[Saved data entries]
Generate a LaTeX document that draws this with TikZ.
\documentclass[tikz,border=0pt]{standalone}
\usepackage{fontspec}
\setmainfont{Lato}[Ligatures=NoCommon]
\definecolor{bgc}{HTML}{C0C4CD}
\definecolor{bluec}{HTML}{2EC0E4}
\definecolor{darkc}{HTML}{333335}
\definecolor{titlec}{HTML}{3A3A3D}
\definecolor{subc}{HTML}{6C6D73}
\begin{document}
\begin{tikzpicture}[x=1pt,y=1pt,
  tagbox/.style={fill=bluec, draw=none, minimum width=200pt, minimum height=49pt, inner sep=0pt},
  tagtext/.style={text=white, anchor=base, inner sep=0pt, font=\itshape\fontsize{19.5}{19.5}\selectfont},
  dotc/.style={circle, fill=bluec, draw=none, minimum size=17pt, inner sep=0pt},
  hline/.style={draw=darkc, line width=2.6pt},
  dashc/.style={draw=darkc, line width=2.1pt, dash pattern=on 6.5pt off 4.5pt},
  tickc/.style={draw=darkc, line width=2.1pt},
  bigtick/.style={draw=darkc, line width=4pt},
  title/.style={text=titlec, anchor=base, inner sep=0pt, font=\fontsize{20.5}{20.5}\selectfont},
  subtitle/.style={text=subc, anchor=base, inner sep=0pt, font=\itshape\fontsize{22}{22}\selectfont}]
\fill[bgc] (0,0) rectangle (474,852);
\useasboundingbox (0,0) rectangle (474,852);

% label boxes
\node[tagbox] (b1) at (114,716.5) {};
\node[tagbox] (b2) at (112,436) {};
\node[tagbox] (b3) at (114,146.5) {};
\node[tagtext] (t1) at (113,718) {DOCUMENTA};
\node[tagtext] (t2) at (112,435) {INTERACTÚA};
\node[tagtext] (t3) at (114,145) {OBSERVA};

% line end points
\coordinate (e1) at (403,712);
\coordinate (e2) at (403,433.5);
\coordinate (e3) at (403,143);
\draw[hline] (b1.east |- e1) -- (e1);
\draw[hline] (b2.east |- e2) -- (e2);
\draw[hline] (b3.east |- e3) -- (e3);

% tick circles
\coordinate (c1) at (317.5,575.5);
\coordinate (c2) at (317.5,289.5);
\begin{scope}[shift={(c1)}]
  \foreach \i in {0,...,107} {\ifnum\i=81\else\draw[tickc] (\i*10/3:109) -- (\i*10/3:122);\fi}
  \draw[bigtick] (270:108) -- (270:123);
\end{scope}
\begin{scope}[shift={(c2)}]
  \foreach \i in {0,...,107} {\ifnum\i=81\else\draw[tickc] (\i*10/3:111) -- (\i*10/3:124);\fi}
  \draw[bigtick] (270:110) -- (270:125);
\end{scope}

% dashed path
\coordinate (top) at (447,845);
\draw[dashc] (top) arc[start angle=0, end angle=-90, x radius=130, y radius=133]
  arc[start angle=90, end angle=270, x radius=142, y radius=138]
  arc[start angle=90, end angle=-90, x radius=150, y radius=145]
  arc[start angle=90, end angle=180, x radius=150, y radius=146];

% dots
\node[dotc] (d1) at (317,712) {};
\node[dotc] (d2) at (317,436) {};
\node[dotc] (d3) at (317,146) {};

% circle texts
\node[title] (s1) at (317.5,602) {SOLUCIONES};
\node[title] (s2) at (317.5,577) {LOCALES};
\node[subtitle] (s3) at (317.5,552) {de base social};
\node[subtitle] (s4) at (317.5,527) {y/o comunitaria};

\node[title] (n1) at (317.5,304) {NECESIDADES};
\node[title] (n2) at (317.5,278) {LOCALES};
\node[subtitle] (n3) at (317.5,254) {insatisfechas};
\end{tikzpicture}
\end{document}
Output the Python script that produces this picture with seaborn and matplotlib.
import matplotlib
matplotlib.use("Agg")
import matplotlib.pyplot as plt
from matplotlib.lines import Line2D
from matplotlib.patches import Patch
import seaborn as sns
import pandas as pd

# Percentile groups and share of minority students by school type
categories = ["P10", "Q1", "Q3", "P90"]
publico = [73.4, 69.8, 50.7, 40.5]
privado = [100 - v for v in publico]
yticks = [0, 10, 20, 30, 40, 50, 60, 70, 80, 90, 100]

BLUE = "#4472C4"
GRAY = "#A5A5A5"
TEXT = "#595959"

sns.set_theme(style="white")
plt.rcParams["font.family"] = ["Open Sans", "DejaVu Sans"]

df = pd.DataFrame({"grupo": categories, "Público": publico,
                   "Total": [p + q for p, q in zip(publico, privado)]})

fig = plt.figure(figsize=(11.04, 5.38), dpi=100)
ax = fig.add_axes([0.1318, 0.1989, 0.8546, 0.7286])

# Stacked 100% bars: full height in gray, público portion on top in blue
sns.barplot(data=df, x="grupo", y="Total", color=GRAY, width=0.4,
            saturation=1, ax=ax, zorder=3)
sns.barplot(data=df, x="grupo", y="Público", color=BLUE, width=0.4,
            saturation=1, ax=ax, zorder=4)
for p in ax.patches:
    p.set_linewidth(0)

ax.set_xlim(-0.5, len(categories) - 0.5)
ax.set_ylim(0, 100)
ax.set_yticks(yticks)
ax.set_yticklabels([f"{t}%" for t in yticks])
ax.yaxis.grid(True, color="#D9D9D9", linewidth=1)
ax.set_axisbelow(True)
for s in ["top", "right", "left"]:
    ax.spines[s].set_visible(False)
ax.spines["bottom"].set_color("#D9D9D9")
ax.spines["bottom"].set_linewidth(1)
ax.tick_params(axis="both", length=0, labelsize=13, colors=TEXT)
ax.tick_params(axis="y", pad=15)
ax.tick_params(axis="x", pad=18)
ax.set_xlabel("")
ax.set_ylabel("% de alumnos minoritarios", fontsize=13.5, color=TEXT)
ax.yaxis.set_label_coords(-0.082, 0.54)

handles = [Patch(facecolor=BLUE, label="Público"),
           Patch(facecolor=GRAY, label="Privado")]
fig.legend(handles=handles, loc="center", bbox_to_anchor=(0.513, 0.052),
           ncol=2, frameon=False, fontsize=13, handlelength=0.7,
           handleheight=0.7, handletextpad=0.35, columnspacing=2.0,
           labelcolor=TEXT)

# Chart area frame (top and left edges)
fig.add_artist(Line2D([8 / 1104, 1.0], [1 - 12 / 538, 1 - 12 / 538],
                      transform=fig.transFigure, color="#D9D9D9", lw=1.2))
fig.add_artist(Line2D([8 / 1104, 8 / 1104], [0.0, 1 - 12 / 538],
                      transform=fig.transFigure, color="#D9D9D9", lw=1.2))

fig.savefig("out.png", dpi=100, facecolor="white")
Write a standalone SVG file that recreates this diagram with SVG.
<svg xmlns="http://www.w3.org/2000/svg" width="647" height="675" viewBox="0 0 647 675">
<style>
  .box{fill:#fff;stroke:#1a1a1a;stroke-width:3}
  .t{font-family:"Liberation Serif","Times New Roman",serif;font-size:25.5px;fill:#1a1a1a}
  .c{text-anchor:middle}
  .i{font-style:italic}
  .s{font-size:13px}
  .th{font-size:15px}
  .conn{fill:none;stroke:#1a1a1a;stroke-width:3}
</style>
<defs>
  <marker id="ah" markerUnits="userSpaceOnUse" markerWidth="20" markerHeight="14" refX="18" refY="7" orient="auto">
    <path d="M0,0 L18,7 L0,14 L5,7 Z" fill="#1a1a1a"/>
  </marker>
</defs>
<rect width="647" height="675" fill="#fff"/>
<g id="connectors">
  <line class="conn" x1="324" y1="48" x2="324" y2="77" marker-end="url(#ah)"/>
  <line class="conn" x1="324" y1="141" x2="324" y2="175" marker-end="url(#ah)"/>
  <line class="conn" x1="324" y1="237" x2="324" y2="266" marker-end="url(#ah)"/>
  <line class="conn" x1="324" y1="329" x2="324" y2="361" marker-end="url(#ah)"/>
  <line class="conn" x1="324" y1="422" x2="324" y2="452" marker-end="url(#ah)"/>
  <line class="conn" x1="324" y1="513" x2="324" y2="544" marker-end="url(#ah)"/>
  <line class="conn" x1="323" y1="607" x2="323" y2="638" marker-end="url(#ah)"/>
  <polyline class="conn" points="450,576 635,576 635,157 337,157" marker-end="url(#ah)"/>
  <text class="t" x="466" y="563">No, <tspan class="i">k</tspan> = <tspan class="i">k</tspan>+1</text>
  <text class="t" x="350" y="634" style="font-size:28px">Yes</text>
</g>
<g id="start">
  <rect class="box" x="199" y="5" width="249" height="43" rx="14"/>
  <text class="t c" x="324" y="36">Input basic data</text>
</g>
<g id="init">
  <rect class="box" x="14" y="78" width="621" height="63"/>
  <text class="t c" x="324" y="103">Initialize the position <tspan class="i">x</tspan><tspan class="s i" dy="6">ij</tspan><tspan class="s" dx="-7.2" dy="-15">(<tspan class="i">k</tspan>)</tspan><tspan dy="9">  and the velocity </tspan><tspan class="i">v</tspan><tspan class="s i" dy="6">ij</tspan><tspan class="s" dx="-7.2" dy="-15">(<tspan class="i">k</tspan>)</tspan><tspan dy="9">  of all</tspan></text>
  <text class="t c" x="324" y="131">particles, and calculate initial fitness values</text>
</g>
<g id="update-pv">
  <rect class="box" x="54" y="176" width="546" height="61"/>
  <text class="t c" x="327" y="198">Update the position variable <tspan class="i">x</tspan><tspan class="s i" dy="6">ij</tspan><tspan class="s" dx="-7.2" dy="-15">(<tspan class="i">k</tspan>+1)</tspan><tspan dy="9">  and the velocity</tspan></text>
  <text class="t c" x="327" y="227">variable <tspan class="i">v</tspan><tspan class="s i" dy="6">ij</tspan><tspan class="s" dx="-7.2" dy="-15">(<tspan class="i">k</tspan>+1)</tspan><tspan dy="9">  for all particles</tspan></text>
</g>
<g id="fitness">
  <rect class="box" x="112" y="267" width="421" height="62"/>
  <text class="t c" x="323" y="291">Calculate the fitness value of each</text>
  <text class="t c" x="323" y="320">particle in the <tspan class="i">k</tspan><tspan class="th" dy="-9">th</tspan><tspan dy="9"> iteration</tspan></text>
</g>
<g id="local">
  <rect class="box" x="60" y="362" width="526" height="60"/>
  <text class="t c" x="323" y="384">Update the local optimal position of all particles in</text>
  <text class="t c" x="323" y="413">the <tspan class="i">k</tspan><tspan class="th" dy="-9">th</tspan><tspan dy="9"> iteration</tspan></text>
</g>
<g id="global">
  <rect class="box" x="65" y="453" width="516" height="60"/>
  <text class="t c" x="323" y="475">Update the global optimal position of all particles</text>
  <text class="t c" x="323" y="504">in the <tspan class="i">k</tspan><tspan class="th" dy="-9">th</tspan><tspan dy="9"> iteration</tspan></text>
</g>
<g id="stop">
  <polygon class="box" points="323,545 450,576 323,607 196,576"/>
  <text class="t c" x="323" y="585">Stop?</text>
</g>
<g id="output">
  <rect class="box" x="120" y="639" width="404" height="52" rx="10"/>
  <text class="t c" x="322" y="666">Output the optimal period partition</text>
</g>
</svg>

● **DIRECTION**
From the line that contains "Output the Python" through the line that contains "80, 90, 100]", reproduce every line exactly, both end lines included.

● **RESULT OF THIS EXERCISE**
Output the Python script that produces this picture with seaborn and matplotlib.
import matplotlib
matplotlib.use("Agg")
import matplotlib.pyplot as plt
from matplotlib.lines import Line2D
from matplotlib.patches import Patch
import seaborn as sns
import pandas as pd

# Percentile groups and share of minority students by school type
categories = ["P10", "Q1", "Q3", "P90"]
publico = [73.4, 69.8, 50.7, 40.5]
privado = [100 - v for v in publico]
yticks = [0, 10, 20, 30, 40, 50, 60, 70, 80, 90, 100]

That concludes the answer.